Back pressure uses the Universal Scalability Law (USL) to model throughput and automatically adjust batch size during training. It works with both the local and Tinker backends -- the controller operates at the trainer level, measuring end-to-end step throughput regardless of which backend performs the actual compute.

What is USL?¶

The Universal Scalability Law (Gunther 2008) models throughput as a function of concurrency:

C(p) = p / (1 + sigma*(p-1) + kappa*p*(p-1))

Where:

p = concurrency (batch_size * group_size)
sigma = contention coefficient (serialization overhead)
kappa = coherency coefficient (cross-talk overhead)

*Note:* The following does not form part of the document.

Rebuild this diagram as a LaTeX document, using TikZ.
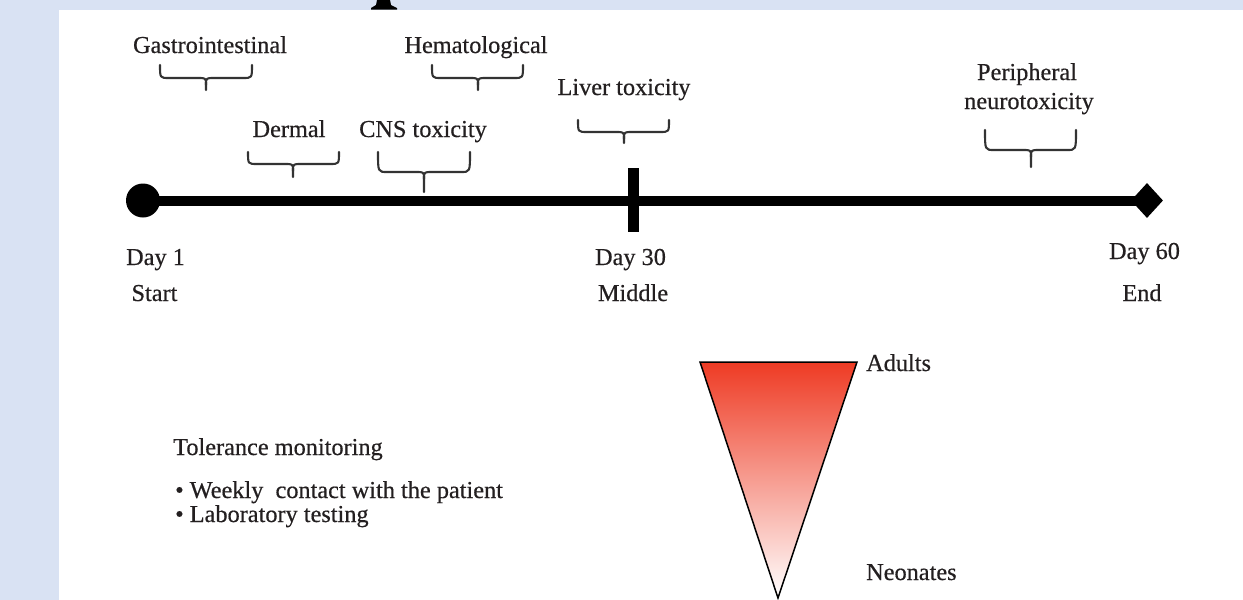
\documentclass[tikz,border=0pt]{standalone}
\usepackage{fontspec}
\setmainfont[FakeBold=0.5]{Liberation Serif}
\usetikzlibrary{shapes.geometric}
\definecolor{bgblue}{HTML}{D9E2F3}
\definecolor{txt}{HTML}{231F20}
\definecolor{tri}{HTML}{EE3B24}
\definecolor{bracec}{HTML}{333333}
\tikzset{
  lbl/.style={inner sep=0pt, anchor=base, text=txt, font=\fontsize{24.3}{29}\selectfont},
  lblw/.style={lbl, anchor=base west},
  bracestyle/.style={draw=bracec, line width=2.1pt, line cap=round, line join=round},
}
\newcommand{\mybrace}[6]{% L R T H P C
  \draw[bracestyle] (#1,#3) .. controls (#1,#4) .. ({#1+9},#4) -- ({#6-8},#4) .. controls (#6,#4) .. (#6,{#4+7}) -- (#6,#5);
  \draw[bracestyle] (#2,#3) .. controls (#2,#4) .. ({#2-9},#4) -- ({#6+8},#4) .. controls (#6,#4) .. (#6,{#4+7});
}
\begin{document}
\begin{tikzpicture}[x=1pt,y=-1pt]
\fill[bgblue] (0,0) rectangle (1243,600);
\useasboundingbox (0,0) rectangle (1243,600);
\fill[white] (59,10) rectangle (1243,600);
% cut-off glyph at the top
\fill[black] (377,0) -- (390,0) -- (391,5) -- (397,8) -- (397,9.6) -- (371,9.6) -- (371,8) -- (376,5) -- cycle;

% timeline
\node[circle, fill=black, minimum size=34pt, inner sep=0pt] (start) at (143,200.5) {};
\node[diamond, fill=black, minimum width=32pt, minimum height=35pt, inner sep=0pt] (end) at (1147,200.5) {};
\draw[line width=10pt] (start.center) -- (end.center);
\node[rectangle, fill=black, minimum width=11pt, minimum height=64pt, inner sep=0pt] (mid) at (633.5,200) {};

% braces
\mybrace{160}{252}{65}{78}{90}{206}
\mybrace{432}{523}{65}{78}{90}{478}
\mybrace{248}{339}{152}{164}{177}{293}
\mybrace{378}{470}{152}{172}{192}{424}
\mybrace{578}{669}{120}{132}{143}{624}
\mybrace{985}{1076}{130}{150}{167}{1031}

% labels
\node[lbl] (gi) at (210,53) {Gastrointestinal};
\node[lbl] (hem) at (476,53) {Hematological};
\node[lbl] (derm) at (289,137) {Dermal};
\node[lbl] (cns) at (423,137) {CNS toxicity};
\node[lbl] (liver) at (624,95) {Liver toxicity};
\node[lbl] (per1) at (1027,80) {Peripheral};
\node[lbl] (per2) at (1029,109) {neurotoxicity};

\node[lbl] (day1) at (155.5,265) {Day 1};
\node[lbl] (startl) at (154.5,301) {Start};
\node[lbl] (day30) at (630.5,265) {Day 30};
\node[lbl] (middle) at (633,301) {Middle};
\node[lbl] (day60) at (1144.5,259) {Day 60};
\node[lbl] (endl) at (1142,301) {End};

% tolerance
\node[lblw] (tol) at (173,455) {Tolerance monitoring};
\node[lblw] (b1) at (175,498) {• Weekly~ contact with the patient};
\node[lblw] (b2) at (175,522) {• Laboratory testing};

% triangle
\path[draw=black, line width=1.5pt, line join=miter, top color=tri, bottom color=white]
  (700,362) -- (857,362) -- (778,598) -- cycle;
\node[lblw] (adults) at (866,371) {Adults};
\node[lblw] (neo) at (866,580) {Neonates};
\end{tikzpicture}
\end{document}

At low concurrency, throughput scales linearly. As concurrency increases, contention and coherency overheads cause throughput to plateau and eventually decline (retrograde behavior).

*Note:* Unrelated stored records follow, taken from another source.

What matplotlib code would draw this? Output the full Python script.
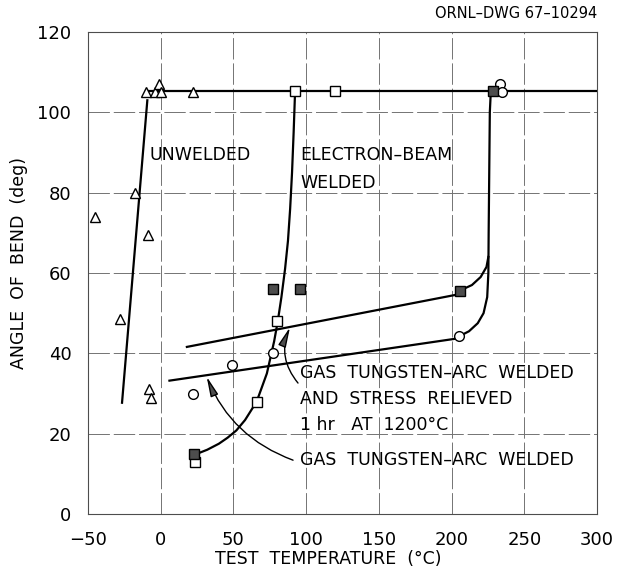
import matplotlib
matplotlib.use("Agg")
import matplotlib.pyplot as plt

plt.rcParams['font.family'] = ['DejaVu Sans']

# measured points
unwelded_t = [-45, -28, -18, -9, -8, -7, -10, -4, -1, 0, 22]
unwelded_a = [74, 48.5, 80, 69.5, 31, 29, 105, 105, 107, 105, 105]

ebw_t = [92, 120, 80, 66, 23.5]
ebw_a = [105.3, 105.3, 48, 28, 13]

gta_t = [22, 49, 77.5, 205, 233, 234.5]
gta_a = [30, 37, 40, 44.2, 107, 105]

gta_sr_t = [77.5, 95.5, 205.5, 23, 228.5]
gta_sr_a = [56, 56, 55.6, 15, 105.3]

# faired curves
top_t = [-10, 300]
top_a = [105.3, 105.3]

unw_fit_t = [-26.6, -9.2]
unw_fit_a = [27.7, 103]

ebw_fit_t = [25, 32, 40, 46, 52, 58, 66, 73, 78, 80.5, 83, 85.5, 87.5, 89, 90.3, 91.4, 92.4]
ebw_fit_a = [15, 16, 17.5, 19, 20.8, 23.4, 28, 35, 43, 48, 54, 61, 68, 76, 85, 95, 105.3]

gta_fit_t = [6, 202]
gta_fit_a = [33.2, 43.6]
gta_knee_t = [205, 212, 218, 222, 224.5, 225.3, 225.5, 226.3, 227]
gta_knee_a = [44.2, 45.5, 47.5, 50, 54, 60, 70, 100, 105.3]

gta_sr_fit_t = [18, 202]
gta_sr_fit_a = [41.6, 54.5]
gta_sr_knee_t = [205.5, 214, 220, 224, 225.3]
gta_sr_knee_a = [55.6, 57, 59, 61.5, 64]

fig = plt.figure(figsize=(6.17, 5.76), dpi=100)
ax = fig.add_axes([88 / 617, 62 / 576, 509 / 617, 482 / 576])

ax.set_xlim(-50, 300)
ax.set_ylim(0, 120)
ax.set_xticks(range(-50, 301, 50))
ax.set_yticks(range(0, 121, 20))
ax.tick_params(length=0, labelsize=13, pad=12)
ax.grid(True, color='0.45', lw=0.7, linestyle=(0, (22, 4)))
ax.set_axisbelow(True)
for s in ax.spines.values():
    s.set_linewidth(0.8)
    s.set_color('0.3')

line_kw = dict(color='black', lw=1.6, zorder=3)
ax.plot(top_t, top_a, **line_kw)
ax.plot(unw_fit_t, unw_fit_a, **line_kw)
ax.plot(ebw_fit_t, ebw_fit_a, **line_kw)
ax.plot(gta_fit_t, gta_fit_a, **line_kw)
ax.plot(gta_knee_t, gta_knee_a, **line_kw)
ax.plot(gta_sr_fit_t, gta_sr_fit_a, **line_kw)
ax.plot(gta_sr_knee_t, gta_sr_knee_a, **line_kw)

ax.plot(unwelded_t, unwelded_a, '^', ms=7.5, mfc='white', mec='black', mew=1.0, ls='none', zorder=4)
ax.plot(ebw_t, ebw_a, 's', ms=6.5, mfc='white', mec='black', mew=1.0, ls='none', zorder=4)
ax.plot(gta_t, gta_a, 'o', ms=7, mfc='white', mec='black', mew=1.0, ls='none', zorder=4)
ax.plot(gta_sr_t, gta_sr_a, 's', ms=6.5, mfc='0.3', mec='black', mew=1.0, ls='none', zorder=5)

lab = dict(fontsize=12.5, ha='left', va='center', zorder=6)
ax.text(-7.4, 89.4, 'UNWELDED', **lab)
ax.text(95.8, 89.5, 'ELECTRON–BEAM', **lab)
ax.text(95.8, 82.5, 'WELDED', **lab)
ax.text(95.8, 35, 'GAS  TUNGSTEN–ARC  WELDED', **lab)
ax.text(95.8, 28.6, 'AND  STRESS  RELIEVED', **lab)
ax.text(95.8, 22.2, '1 hr   AT  1200°C', **lab)
ax.text(95.8, 13.4, 'GAS  TUNGSTEN–ARC  WELDED', **lab)

arrow = dict(arrowstyle='-|>,head_length=1.0,head_width=0.2', lw=1.0,
             fc='0.3', ec='black', mutation_scale=12, shrinkA=0, shrinkB=0)
ax.annotate('', xy=(88.9, 46.5), xytext=(94.4, 32.6),
            arrowprops=dict(connectionstyle='arc3,rad=-0.3', **arrow))
ax.annotate('', xy=(31.6, 34.2), xytext=(91.0, 13.4),
            arrowprops=dict(connectionstyle='arc3,rad=-0.22', **arrow))

ax.set_xlabel('TEST  TEMPERATURE  (°C)', fontsize=12.5)
ax.xaxis.set_label_coords((328 - 88) / 509, -0.075)
ax.set_ylabel('ANGLE  OF  BEND  (deg)', fontsize=12.5)
ax.yaxis.set_label_coords(-0.118, 0.52)

fig.text(597 / 617, 1 - 13 / 576, 'ORNL–DWG 67–10294', fontsize=10.5,
         ha='right', va='center')

fig.savefig('out.png', dpi=100)
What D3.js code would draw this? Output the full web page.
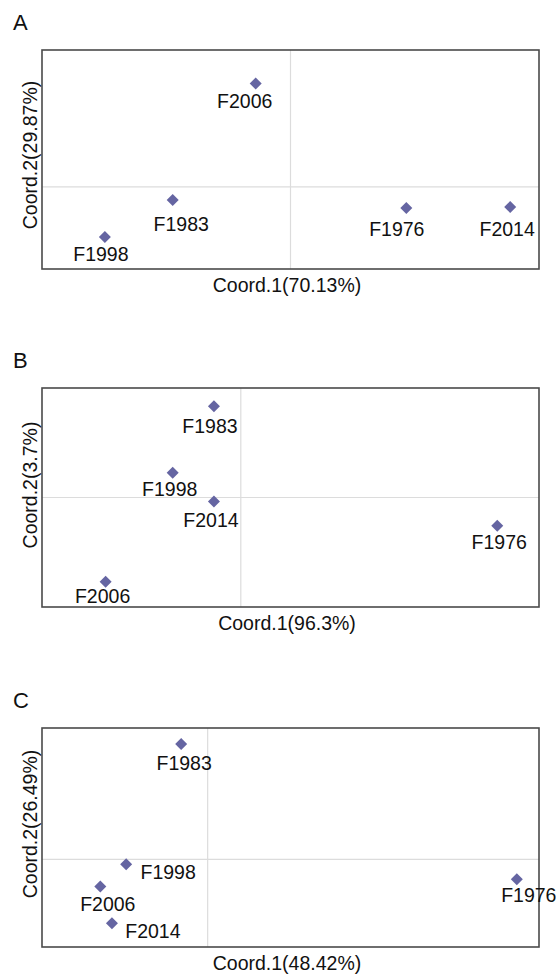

The optimal concurrency is:

p* = sqrt((1 - sigma) / kappa)

When to use¶

Enable back pressure when:

You're unsure of the optimal batch size for your GPU
Training on variable hardware (e.g., preemptible instances)
Running long campaigns where you want the system to auto-tune

Disable it (the default) when you know your hardware well and have tuned batch size manually.

TOML configuration¶

[backpressure]
enabled = true
warmup_steps = 10
ema_decay = 0.9
throttle_margin = 0.85
increase_margin = 0.5
min_batch_size = 1
max_batch_size = 64
peak_gflops = 0.0       # optional: hardware peak for roofline hints
peak_bw_gb_s = 0.0      # optional: memory bandwidth for roofline hints

How it works¶

1. Warmup¶

During the first warmup_steps steps, the controller collects throughput observations at geometrically increasing batch sizes (1, 2, 4, 8, ...) to explore the throughput curve. No adjustments are made.

2. Fit¶

After warmup, the controller fits USL parameters (sigma, kappa) from observed throughput using linearized least-squares with O(1) incremental Cramer sums. A sliding window of 100 observations keeps the fit current.

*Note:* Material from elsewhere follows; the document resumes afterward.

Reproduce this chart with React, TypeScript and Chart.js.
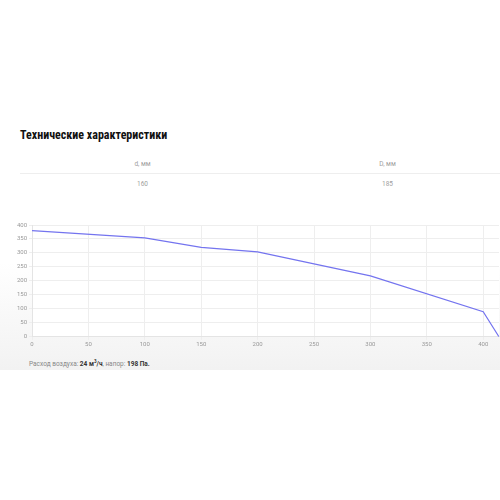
import { useEffect, useRef } from "react";
import Chart from "chart.js/auto";
import type { Plugin } from "chart.js";

// air flow, m3/h
const flowValues = [0, 100, 150, 200, 300, 400, 414];
// pressure, Pa
const pressureValues = [380, 354, 320, 304, 218, 90, 0];

const tableHeaders = ["d, мм", "D, мм"];
const tableValues = ["160", "185"];

const chartAreaBackground: Plugin<"line"> = {
    id: "chartAreaBackground",
    beforeDraw(chart) {
        const { ctx, chartArea } = chart;
        ctx.save();
        ctx.fillStyle = "#ffffff";
        ctx.fillRect(
            chartArea.left,
            chartArea.top,
            chartArea.right - chartArea.left,
            chartArea.bottom - chartArea.top
        );
        ctx.restore();
    },
};

function FanCurve() {
    const canvasRef = useRef<HTMLCanvasElement | null>(null);
    const chartRef = useRef<Chart | null>(null);

    useEffect(() => {
        const canvas = canvasRef.current;
        if (!canvas) {
            return;
        }

        if (chartRef.current) {
            chartRef.current.destroy();
        }

        const points = flowValues.map((x, i) => ({ x, y: pressureValues[i] }));
        const tickFont = { family: "Roboto, Arial, sans-serif", size: 6 };

        chartRef.current = new Chart(canvas, {
            type: "line",
            data: {
                datasets: [
                    {
                        data: points,
                        borderColor: "#7474ef",
                        backgroundColor: "#7474ef",
                        borderWidth: 1.2,
                        pointRadius: 0,
                        tension: 0,
                        fill: false,
                    },
                ],
            },
            options: {
                animation: false,
                responsive: true,
                maintainAspectRatio: false,
                layout: { padding: { top: 6, right: 1, left: 0, bottom: 0 } },
                scales: {
                    x: {
                        type: "linear",
                        min: 0,
                        max: 414,
                        grid: { color: "#eeeeee", drawTicks: true, tickLength: 3 },
                        border: { color: "#e4e4e4" },
                        ticks: {
                            stepSize: 50,
                            includeBounds: false,
                            color: "#999999",
                            font: tickFont,
                            padding: 1,
                            maxRotation: 0,
                        },
                    },
                    y: {
                        min: 0,
                        max: 400,
                        afterFit: (scale) => {
                            scale.width = 32;
                        },
                        grid: { color: "#eeeeee", drawTicks: true, tickLength: 3 },
                        border: { color: "#e4e4e4" },
                        ticks: {
                            stepSize: 50,
                            color: "#999999",
                            font: tickFont,
                            padding: 2,
                        },
                    },
                },
                plugins: {
                    legend: { display: false },
                    tooltip: { enabled: false },
                },
            },
            plugins: [chartAreaBackground],
        });

        return () => {
            if (chartRef.current) {
                chartRef.current.destroy();
                chartRef.current = null;
            }
        };
    }, []);

    return <canvas ref={canvasRef} />;
}

export default function App() {
    const smallText = {
        fontFamily: "Roboto, Arial, sans-serif",
        fontSize: 6.5,
        color: "#a0a0a0",
    };

    return (
        <div
            style={{
                position: "absolute",
                left: 0,
                top: 0,
                width: 500,
                height: 500,
                background: "#ffffff",
                overflow: "hidden",
            }}
        >
            <div
                style={{
                    position: "absolute",
                    left: 20,
                    top: 128,
                    fontFamily:
                        "'Liberation Sans Narrow', 'Roboto Condensed', 'Arial Narrow', Roboto, sans-serif",
                    fontWeight: 700,
                    fontSize: 12,
                    color: "#111111",
                    whiteSpace: "nowrap",
                }}
            >
                Технические характеристики
            </div>

            <div style={{ position: "absolute", left: 20, top: 155, width: 490 }}>
                <div style={{ display: "flex", height: 18, alignItems: "center" }}>
                    {tableHeaders.map((h) => (
                        <div key={h} style={{ ...smallText, flex: 1, textAlign: "center" }}>
                            {h}
                        </div>
                    ))}
                </div>
                <div style={{ height: 1, background: "#eeeeee" }} />
                <div style={{ display: "flex", height: 20, alignItems: "center" }}>
                    {tableValues.map((v, i) => (
                        <div key={i} style={{ ...smallText, flex: 1, textAlign: "center" }}>
                            {v}
                        </div>
                    ))}
                </div>
            </div>

            <div
                style={{
                    position: "absolute",
                    left: 0,
                    top: 205,
                    width: 500,
                    height: 165,
                    background: "linear-gradient(#ffffff 35%, #f2f2f2 100%)",
                }}
            />

            <div style={{ position: "absolute", left: 0, top: 219, width: 500, height: 130 }}>
                <FanCurve />
            </div>

            <div
                style={{
                    position: "absolute",
                    left: 29,
                    top: 359,
                    fontFamily: "Roboto, Arial, sans-serif",
                    fontSize: 6.5,
                    color: "#888888",
                    whiteSpace: "nowrap",
                }}
            >
                Расход воздуха: <b style={{ color: "#333333" }}>24 м<sup style={{ fontSize: 4.5 }}>3</sup>/ч</b>, напор:{" "}
                <b style={{ color: "#333333" }}>198 Па.</b>
            </div>
        </div>
    );
}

The fit recovers the serial throughput coefficient (lambda) and the optimal concurrency point (p*).

3. Decide¶

Each step, the controller classifies the current operating regime and recommends an action:

Regime	Condition	Action
`warmup`	`step <= warmup_steps`	Hold (exploring)
`retrograde`	`p > throttle_margin * p*` and kappa > 0	Throttle to `throttle_margin * p*`
`memory_bound`	Throughput exceeds USL prediction by >10%	Hold (headroom exists)
`optimal`	Within 80-110% of USL prediction	Hold
below target	`p < increase_margin * throttle_margin * p*`	Increase to `throttle_margin * p*`

Both throttle and increase converge toward throttle_margin * p* -- the highest safe operating point just below the retrograde cliff.

Parameters¶

Parameter	Default	Description
`warmup_steps`	`10`	Steps to collect before fitting
`ema_decay`	`0.9`	EMA decay for throughput smoothing
`throttle_margin`	`0.85`	Target fraction of p* (safe operating point)
`increase_margin`	`0.5`	Hysteresis gap to prevent oscillation
`min_batch_size`	`1`	Floor for batch size recommendations
`max_batch_size`	`64`	Ceiling for batch size recommendations
`peak_gflops`	`0.0`	Hardware peak GFLOPS (enables roofline regime classification)
`peak_bw_gb_s`	`0.0`	Hardware peak memory bandwidth in GB/s

Logged metrics¶

Metric	Description
`bp_action`	Current action: `hold`, `throttle`, `increase`
`bp_regime`	Current regime: `warmup`, `retrograde`, `memory_bound`, `compute_bound`, `optimal`
`bp_p_star`	Optimal concurrency from USL fit
`bp_sigma`	USL contention coefficient
`bp_kappa`	USL coherency coefficient
`bp_utilization`	Actual throughput / predicted peak
`bp_throughput`	EMA-smoothed throughput (tokens/s)